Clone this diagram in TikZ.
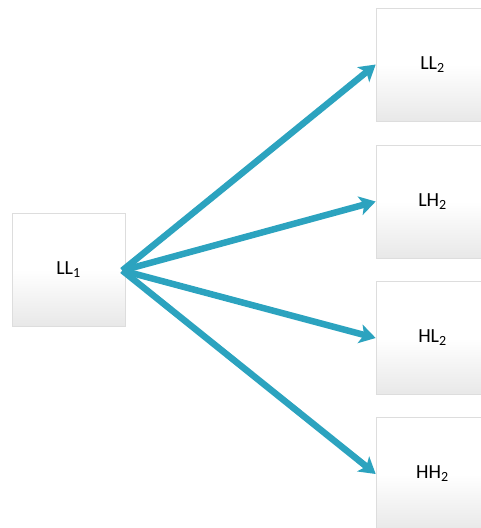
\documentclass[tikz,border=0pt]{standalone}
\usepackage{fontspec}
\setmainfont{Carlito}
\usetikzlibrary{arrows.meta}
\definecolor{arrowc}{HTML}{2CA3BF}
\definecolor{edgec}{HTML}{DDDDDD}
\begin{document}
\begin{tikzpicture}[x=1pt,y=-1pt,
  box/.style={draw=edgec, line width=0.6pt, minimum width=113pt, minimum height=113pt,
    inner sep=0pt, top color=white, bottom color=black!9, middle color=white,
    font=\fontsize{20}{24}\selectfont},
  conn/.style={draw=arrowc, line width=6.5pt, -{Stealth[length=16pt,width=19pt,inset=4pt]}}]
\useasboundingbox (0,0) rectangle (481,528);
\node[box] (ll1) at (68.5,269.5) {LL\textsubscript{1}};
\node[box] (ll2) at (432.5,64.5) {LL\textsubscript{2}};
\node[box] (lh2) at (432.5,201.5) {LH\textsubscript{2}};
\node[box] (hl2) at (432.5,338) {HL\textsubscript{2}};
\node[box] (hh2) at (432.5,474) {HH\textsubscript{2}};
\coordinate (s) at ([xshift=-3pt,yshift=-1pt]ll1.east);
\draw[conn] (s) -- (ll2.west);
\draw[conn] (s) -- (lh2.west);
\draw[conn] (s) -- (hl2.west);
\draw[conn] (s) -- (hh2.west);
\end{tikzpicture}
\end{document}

────

*Set exercise*. Ignore the images and quote every line of the listing exactly.

*Completed exercise*.
Clone this diagram in TikZ.
\documentclass[tikz,border=0pt]{standalone}
\usepackage{fontspec}
\setmainfont{Carlito}
\usetikzlibrary{arrows.meta}
\definecolor{arrowc}{HTML}{2CA3BF}
\definecolor{edgec}{HTML}{DDDDDD}
\begin{document}
\begin{tikzpicture}[x=1pt,y=-1pt,
  box/.style={draw=edgec, line width=0.6pt, minimum width=113pt, minimum height=113pt,
    inner sep=0pt, top color=white, bottom color=black!9, middle color=white,
    font=\fontsize{20}{24}\selectfont},
  conn/.style={draw=arrowc, line width=6.5pt, -{Stealth[length=16pt,width=19pt,inset=4pt]}}]
\useasboundingbox (0,0) rectangle (481,528);
\node[box] (ll1) at (68.5,269.5) {LL\textsubscript{1}};
\node[box] (ll2) at (432.5,64.5) {LL\textsubscript{2}};
\node[box] (lh2) at (432.5,201.5) {LH\textsubscript{2}};
\node[box] (hl2) at (432.5,338) {HL\textsubscript{2}};
\node[box] (hh2) at (432.5,474) {HH\textsubscript{2}};
\coordinate (s) at ([xshift=-3pt,yshift=-1pt]ll1.east);
\draw[conn] (s) -- (ll2.west);
\draw[conn] (s) -- (lh2.west);
\draw[conn] (s) -- (hl2.west);
\draw[conn] (s) -- (hh2.west);
\end{tikzpicture}
\end{document}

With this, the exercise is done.